(Code that draws figures)

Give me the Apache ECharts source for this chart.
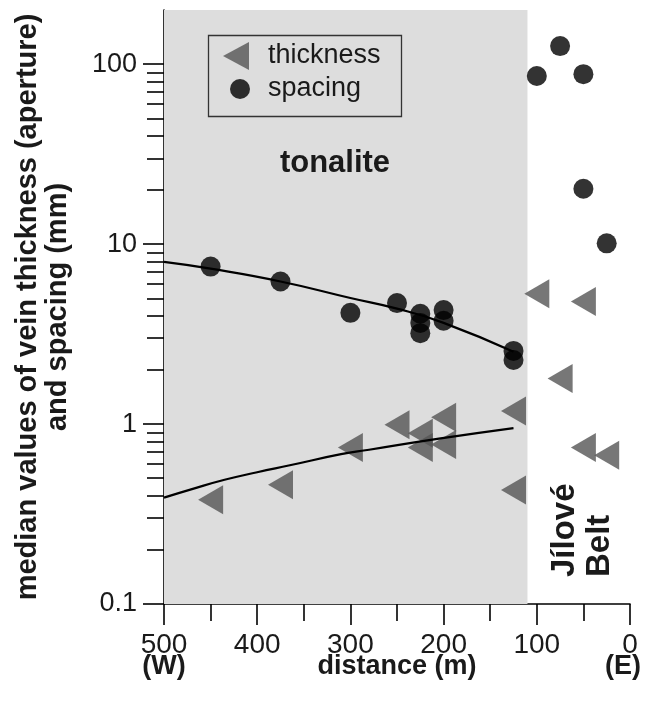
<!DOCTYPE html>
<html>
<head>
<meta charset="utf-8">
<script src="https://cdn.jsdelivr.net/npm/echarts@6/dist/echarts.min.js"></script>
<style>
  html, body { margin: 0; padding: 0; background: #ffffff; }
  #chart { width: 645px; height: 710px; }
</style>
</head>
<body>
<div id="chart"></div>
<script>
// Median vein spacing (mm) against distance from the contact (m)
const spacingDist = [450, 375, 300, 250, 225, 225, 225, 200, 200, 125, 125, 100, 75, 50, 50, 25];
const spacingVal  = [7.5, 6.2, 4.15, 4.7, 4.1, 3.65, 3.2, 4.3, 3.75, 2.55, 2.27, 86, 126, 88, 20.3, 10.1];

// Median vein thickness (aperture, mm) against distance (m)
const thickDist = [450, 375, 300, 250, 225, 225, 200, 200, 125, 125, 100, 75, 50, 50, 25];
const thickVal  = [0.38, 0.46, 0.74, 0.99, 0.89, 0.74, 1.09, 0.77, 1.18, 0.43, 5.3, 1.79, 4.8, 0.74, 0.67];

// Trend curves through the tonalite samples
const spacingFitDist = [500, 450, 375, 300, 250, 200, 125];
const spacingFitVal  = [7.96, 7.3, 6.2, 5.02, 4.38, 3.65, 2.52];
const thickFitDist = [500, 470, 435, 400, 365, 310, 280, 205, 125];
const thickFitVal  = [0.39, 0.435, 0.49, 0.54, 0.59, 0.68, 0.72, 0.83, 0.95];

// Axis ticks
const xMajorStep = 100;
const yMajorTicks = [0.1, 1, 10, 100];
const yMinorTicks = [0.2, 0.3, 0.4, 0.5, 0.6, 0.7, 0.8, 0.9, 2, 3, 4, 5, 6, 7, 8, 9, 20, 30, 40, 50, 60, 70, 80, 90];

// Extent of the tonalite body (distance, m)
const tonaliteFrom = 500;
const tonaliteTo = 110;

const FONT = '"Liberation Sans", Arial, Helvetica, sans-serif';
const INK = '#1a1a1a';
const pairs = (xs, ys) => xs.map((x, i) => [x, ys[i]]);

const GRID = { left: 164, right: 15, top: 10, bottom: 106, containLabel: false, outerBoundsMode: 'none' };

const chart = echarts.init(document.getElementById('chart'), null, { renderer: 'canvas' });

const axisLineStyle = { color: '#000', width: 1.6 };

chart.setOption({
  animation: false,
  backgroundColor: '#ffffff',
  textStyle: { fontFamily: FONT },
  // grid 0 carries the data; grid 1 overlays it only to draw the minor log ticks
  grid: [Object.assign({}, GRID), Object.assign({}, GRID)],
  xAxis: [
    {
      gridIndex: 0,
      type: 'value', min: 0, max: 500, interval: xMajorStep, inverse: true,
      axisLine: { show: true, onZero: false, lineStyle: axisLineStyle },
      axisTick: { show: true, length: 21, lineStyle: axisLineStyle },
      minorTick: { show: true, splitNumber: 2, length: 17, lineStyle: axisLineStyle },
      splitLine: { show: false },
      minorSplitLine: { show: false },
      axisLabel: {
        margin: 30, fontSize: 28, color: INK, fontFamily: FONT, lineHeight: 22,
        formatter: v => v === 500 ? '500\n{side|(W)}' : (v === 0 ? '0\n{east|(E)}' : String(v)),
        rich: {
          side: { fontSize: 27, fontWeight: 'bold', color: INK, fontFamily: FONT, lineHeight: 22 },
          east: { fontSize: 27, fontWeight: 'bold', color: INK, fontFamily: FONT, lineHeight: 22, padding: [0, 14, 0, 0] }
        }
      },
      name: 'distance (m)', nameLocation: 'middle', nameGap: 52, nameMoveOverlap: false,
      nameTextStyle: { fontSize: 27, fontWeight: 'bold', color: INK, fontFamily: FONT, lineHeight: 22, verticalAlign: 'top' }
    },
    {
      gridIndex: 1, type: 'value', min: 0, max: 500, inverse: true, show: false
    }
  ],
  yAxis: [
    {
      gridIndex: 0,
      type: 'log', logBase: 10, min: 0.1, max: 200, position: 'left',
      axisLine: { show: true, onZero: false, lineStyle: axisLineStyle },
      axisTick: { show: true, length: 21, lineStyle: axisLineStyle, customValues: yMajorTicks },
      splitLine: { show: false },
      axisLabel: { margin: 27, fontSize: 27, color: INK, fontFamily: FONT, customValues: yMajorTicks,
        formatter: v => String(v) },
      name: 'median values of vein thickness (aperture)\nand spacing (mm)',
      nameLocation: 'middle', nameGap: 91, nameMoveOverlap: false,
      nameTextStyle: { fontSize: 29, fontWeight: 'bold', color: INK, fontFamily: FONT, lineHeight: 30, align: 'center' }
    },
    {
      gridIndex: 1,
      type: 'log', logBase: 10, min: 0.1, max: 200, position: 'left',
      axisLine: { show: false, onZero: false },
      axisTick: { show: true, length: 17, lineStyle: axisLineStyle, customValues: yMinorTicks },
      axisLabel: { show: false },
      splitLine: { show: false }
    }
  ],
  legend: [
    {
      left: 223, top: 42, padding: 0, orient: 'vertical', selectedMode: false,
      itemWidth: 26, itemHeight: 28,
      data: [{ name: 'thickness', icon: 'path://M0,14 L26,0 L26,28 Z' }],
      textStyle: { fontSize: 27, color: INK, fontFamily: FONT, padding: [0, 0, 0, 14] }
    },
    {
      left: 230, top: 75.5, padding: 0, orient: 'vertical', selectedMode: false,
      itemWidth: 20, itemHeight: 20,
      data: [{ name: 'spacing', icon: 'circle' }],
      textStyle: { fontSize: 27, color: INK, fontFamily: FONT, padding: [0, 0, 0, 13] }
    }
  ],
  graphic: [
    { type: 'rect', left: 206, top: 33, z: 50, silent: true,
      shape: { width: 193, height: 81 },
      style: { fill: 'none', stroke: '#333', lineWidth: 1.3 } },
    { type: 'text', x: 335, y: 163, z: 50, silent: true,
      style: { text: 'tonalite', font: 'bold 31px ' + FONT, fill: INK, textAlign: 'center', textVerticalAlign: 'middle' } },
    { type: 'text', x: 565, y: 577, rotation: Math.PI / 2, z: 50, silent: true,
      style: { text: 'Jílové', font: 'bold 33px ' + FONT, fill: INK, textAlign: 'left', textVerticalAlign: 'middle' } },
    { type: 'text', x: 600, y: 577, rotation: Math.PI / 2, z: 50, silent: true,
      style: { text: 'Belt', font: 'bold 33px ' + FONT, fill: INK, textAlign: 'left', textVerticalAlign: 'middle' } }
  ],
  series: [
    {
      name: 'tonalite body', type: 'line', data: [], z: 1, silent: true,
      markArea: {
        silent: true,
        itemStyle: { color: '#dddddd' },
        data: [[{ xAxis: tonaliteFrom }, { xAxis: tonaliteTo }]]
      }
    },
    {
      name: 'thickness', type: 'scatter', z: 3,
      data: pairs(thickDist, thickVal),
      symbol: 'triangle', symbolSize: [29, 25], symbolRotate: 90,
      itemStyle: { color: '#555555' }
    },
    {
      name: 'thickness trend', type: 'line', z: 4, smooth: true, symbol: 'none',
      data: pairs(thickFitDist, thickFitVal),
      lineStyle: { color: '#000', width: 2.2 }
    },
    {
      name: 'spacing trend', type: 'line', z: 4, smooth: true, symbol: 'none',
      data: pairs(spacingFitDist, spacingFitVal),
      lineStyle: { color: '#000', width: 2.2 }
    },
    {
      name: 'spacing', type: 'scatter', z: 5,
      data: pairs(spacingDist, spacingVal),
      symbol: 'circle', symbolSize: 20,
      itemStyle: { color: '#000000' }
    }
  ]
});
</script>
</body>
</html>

...

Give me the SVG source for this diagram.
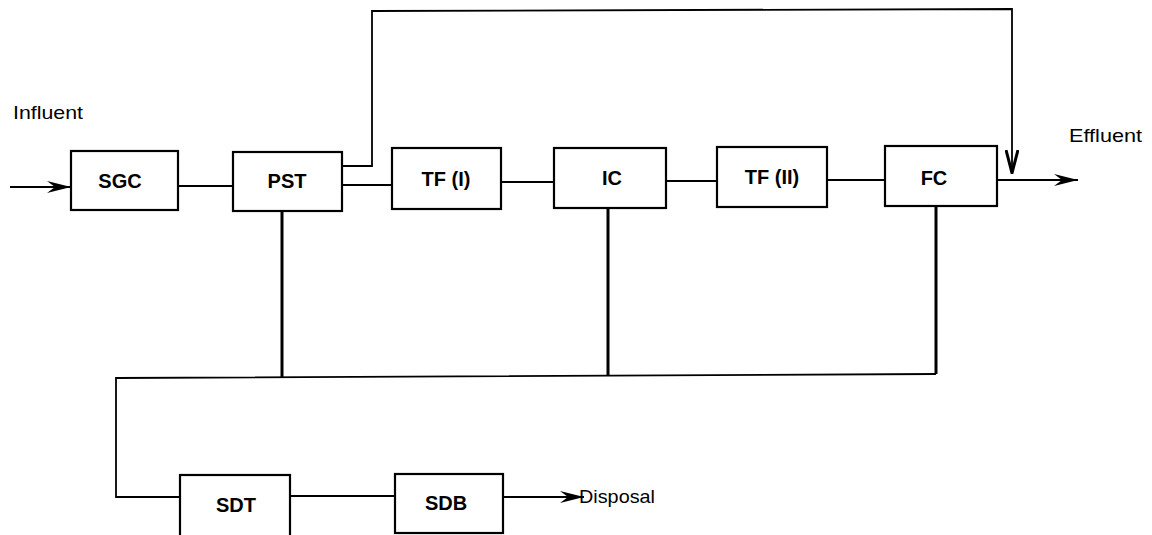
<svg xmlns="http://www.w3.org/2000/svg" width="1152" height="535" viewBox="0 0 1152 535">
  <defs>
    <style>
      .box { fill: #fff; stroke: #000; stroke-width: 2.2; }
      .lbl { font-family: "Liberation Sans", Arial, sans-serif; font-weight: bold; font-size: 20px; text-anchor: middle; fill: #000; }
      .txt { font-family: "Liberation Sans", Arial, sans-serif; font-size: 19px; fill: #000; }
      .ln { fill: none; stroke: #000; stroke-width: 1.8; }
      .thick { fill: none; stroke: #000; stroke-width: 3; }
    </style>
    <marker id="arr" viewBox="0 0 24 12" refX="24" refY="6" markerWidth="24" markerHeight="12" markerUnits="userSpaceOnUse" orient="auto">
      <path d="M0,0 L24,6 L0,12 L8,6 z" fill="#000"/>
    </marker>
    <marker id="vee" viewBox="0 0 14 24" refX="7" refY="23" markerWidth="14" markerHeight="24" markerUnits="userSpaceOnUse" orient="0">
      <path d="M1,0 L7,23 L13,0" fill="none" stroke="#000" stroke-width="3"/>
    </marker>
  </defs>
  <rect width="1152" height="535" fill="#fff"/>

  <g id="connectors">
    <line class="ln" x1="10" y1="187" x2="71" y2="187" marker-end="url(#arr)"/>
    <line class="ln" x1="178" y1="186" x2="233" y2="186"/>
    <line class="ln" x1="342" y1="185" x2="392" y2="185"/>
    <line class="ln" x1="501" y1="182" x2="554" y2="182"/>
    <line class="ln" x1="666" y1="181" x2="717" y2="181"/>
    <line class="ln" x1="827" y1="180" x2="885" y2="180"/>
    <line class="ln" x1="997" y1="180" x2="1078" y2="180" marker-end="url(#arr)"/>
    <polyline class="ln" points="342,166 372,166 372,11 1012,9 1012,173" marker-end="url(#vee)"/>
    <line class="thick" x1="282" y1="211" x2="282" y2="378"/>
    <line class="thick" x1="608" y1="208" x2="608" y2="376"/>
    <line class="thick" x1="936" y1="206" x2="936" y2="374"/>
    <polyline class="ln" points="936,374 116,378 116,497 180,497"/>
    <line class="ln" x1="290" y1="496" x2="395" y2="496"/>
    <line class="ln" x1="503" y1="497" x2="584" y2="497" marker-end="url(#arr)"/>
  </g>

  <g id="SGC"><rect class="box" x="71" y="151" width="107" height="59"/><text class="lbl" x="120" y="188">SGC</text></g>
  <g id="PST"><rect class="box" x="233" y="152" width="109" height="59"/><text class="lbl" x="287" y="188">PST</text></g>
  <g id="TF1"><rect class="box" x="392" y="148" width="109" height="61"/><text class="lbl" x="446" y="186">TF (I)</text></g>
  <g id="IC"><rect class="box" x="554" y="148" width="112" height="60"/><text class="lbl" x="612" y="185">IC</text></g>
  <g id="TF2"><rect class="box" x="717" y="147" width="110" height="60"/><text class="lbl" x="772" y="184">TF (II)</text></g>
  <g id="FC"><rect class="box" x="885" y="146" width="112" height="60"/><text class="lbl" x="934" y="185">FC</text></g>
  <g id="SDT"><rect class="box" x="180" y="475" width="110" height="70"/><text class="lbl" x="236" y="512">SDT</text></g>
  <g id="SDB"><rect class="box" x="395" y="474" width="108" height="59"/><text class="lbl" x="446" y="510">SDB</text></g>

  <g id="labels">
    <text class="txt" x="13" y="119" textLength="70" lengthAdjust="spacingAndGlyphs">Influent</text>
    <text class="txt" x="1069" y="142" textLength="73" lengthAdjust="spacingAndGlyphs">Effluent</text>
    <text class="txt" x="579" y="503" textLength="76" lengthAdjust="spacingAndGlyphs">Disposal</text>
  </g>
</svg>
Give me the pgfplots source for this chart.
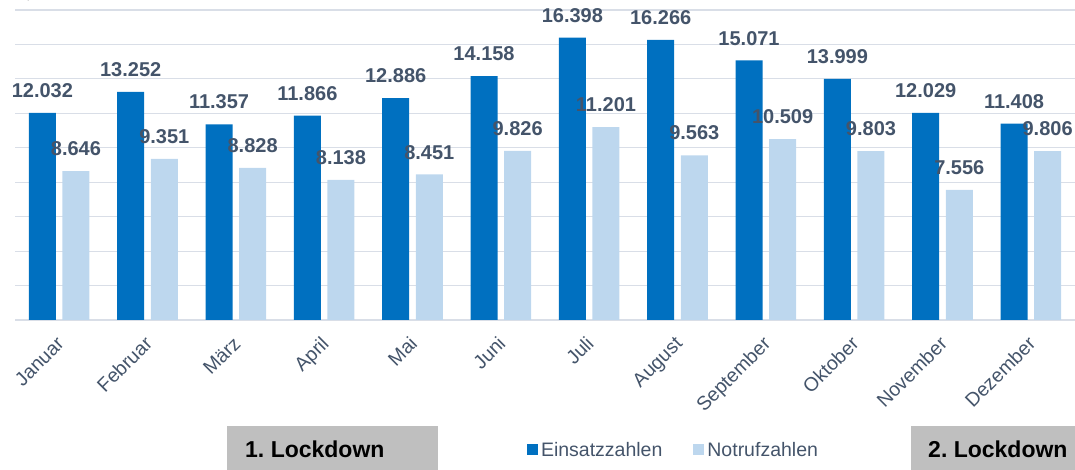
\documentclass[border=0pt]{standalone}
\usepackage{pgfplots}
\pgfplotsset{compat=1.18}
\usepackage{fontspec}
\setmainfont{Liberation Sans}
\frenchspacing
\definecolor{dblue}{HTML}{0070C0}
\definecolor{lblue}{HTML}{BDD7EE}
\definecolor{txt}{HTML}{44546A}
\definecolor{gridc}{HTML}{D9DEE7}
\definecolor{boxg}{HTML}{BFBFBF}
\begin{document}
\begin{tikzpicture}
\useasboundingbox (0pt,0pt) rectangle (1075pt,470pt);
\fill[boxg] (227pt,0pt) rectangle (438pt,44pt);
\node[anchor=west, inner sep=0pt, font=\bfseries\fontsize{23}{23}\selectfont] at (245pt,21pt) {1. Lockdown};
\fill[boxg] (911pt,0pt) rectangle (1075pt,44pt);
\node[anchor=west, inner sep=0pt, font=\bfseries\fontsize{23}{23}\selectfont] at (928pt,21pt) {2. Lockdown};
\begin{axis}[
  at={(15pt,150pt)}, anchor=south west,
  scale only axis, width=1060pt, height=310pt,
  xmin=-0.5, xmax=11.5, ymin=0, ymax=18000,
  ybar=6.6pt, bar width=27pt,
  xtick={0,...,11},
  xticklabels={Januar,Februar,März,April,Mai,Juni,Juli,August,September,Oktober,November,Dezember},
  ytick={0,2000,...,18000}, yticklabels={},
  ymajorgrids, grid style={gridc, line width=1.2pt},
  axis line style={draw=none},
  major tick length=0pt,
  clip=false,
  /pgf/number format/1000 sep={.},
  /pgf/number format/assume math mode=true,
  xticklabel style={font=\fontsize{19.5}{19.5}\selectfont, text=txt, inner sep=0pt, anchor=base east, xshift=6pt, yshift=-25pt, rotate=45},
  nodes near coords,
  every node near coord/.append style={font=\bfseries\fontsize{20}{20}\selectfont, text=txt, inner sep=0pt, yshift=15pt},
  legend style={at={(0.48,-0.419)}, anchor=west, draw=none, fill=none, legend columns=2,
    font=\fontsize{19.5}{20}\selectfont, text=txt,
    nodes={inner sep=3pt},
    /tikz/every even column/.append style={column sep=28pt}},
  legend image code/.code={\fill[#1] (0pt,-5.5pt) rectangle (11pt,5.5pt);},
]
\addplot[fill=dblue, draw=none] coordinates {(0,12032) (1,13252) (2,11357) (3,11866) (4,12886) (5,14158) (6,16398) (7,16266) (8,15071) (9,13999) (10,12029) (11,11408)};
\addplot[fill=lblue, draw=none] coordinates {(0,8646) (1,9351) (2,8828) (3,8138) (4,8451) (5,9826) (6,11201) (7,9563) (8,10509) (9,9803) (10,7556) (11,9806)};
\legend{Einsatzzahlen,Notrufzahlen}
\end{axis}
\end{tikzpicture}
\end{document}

• _TASK REQUIREMENTS_:
Check each line of the records for the string "this" and state how many lines contain it. Give only the number.

• _RESULT OF THE EXERCISE_:
3